Real people in a real economy facing large price increases respond in two ways: first, they seek to increase supply and second, they ruthlessly cut demand. OPEC was doomed from day one by human greed, both theirs and ours. The immediate effect was economic chaos due to logistical disaster. The long term effect was an expansion of supply which led to the global oil glut of today. Value will always merge again with worth. Value may get out of sync with worth, but not for longer than twenty years or so. The silver and gold "speculative" valuations in early 1980 are another example. Gold was valued at $800 an ounce, but its worth stayed the same. An ounce of gold or silver will always maintain its worth through time.

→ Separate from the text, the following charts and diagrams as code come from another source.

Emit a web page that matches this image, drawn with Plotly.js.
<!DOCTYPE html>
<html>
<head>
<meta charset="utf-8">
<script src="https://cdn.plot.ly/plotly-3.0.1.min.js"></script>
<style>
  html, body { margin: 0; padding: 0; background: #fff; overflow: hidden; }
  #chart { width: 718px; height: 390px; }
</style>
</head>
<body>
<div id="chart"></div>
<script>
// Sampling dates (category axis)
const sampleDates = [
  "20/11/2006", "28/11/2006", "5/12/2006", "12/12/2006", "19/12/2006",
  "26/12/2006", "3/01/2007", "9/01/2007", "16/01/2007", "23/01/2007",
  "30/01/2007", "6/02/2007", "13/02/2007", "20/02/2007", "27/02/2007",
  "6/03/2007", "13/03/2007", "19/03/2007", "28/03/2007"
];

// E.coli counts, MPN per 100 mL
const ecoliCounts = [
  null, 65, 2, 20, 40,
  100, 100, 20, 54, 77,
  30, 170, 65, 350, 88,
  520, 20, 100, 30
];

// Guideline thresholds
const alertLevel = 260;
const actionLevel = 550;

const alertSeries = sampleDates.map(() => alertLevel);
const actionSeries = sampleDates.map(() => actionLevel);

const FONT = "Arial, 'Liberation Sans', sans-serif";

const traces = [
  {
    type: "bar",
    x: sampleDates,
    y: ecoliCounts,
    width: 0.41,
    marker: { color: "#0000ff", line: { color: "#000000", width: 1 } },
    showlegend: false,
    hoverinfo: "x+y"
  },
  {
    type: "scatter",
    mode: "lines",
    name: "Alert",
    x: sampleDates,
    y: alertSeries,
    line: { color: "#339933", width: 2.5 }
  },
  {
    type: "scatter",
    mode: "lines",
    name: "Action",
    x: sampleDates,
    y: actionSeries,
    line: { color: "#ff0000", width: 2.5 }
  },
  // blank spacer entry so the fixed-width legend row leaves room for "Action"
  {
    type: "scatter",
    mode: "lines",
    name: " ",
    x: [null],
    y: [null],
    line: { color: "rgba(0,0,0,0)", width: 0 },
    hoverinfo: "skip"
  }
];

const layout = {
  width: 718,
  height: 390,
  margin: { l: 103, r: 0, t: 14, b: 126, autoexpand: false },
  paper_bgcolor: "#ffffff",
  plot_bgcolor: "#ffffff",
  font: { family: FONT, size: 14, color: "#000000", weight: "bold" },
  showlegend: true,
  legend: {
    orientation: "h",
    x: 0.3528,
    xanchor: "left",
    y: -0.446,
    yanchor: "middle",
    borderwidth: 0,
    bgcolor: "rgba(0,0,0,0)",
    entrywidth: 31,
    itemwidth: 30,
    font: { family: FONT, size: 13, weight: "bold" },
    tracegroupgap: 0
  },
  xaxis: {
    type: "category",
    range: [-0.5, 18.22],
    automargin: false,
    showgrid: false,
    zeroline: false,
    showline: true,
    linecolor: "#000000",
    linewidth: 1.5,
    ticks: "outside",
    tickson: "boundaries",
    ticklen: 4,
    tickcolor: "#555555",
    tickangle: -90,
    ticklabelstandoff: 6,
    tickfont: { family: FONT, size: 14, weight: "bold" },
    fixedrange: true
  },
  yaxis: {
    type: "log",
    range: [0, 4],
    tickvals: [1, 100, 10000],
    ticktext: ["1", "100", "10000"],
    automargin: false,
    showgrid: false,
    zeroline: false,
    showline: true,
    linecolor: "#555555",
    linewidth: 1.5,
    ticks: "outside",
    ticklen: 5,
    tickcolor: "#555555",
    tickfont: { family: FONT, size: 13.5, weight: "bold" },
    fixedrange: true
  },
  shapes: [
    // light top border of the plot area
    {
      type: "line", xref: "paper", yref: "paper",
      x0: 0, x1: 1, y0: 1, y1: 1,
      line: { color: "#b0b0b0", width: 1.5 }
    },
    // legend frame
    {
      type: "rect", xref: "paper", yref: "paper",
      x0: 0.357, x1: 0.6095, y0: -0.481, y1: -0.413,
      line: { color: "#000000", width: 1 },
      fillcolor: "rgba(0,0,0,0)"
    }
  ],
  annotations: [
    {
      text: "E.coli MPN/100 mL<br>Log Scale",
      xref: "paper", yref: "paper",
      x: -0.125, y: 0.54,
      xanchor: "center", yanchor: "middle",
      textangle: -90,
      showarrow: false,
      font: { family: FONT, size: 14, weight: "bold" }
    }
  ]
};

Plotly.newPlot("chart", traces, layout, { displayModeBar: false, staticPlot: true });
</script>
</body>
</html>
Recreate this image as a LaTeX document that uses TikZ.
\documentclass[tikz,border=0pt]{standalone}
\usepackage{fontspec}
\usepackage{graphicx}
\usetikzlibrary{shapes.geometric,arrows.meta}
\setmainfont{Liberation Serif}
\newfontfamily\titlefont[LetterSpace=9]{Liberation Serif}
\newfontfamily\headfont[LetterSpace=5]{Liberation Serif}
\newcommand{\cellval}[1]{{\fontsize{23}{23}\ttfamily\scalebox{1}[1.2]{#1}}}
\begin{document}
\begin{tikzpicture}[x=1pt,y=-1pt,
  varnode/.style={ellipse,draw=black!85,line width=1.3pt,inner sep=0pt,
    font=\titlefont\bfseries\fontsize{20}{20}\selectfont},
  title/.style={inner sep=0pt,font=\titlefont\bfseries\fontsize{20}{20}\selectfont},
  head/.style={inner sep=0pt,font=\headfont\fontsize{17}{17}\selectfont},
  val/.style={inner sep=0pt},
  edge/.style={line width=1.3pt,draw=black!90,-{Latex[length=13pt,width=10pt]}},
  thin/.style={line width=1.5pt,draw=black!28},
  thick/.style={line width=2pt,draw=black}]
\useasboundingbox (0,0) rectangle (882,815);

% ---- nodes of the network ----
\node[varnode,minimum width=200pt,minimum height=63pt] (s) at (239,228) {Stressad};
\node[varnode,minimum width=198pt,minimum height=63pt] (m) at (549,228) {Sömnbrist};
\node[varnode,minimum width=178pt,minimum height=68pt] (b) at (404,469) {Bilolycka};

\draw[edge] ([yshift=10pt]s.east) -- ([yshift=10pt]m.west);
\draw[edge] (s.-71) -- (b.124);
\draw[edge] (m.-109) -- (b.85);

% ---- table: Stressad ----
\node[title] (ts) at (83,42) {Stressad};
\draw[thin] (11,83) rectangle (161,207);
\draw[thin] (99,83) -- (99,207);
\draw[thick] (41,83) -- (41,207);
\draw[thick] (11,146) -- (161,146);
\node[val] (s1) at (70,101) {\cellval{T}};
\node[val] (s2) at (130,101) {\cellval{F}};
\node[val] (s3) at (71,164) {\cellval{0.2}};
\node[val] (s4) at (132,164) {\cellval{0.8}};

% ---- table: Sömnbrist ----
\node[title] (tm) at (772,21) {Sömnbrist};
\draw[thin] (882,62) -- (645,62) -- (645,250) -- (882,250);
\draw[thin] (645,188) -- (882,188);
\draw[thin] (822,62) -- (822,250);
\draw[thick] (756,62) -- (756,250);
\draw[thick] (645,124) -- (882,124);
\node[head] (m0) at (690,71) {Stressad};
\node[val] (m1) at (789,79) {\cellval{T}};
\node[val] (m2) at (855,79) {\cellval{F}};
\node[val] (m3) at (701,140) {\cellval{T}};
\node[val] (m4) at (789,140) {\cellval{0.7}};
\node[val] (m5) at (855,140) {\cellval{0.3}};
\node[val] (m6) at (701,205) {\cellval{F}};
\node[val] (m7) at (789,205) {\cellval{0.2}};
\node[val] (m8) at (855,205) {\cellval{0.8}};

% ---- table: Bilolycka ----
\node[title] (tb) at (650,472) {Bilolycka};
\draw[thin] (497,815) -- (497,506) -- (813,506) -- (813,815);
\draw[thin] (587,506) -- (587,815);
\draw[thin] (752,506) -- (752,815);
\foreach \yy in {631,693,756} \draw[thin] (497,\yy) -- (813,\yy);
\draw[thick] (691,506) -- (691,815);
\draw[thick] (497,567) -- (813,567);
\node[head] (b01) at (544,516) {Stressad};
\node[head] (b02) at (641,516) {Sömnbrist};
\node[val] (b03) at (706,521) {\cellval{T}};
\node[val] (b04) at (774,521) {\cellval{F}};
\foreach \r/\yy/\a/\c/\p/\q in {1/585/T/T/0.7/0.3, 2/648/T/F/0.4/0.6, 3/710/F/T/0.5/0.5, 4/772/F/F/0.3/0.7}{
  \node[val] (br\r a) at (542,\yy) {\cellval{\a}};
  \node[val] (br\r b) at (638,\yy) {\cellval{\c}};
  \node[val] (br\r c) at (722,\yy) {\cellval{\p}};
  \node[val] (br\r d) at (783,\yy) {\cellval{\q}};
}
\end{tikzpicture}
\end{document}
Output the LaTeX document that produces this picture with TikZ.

An ounce of gold or silver is worth roughly what it was worth in 1792. The reason its value has changed is because the paper "fiat" currency Has become debased through inflation, particularly since the late 1960's. The point being real worth has remained relatively constant for centuries. Valuation changes, worth does not.

More relevant to the nineties is what happened to the value of farmland versus its intrinsic worth from 1975 to 1985. I submit the quaint idea that one acre of farmland should be valued at the price of what it produces can be sold for. This heresy would have avoided the entire farm debt crisis. Unlike paper money, the Federal Reserve cannot create "fiat" farmland! Several harsh lessons can be learned from the farm debt crisis. The first is that inflation is not a permanent economic condition. The second is that people think it is because of their initial anguish at high prices. The third is that people begin a mad rush to protect value. This stampede causes a speculative hysteria in economics and radicalism in politics. The fourth is that the eventual inflationary value collapse hurts people just as bad as the initial value inflation.

The upshot is that people begin in the frying pan, leap into the fire; then, leap back into the frying pan. I call this the frying pan school of economic analysis. The terms, fried and burnt apply to most investment choices by this stage. People are pouring money into stocks because they want to get a piece of the "action". Here we go again!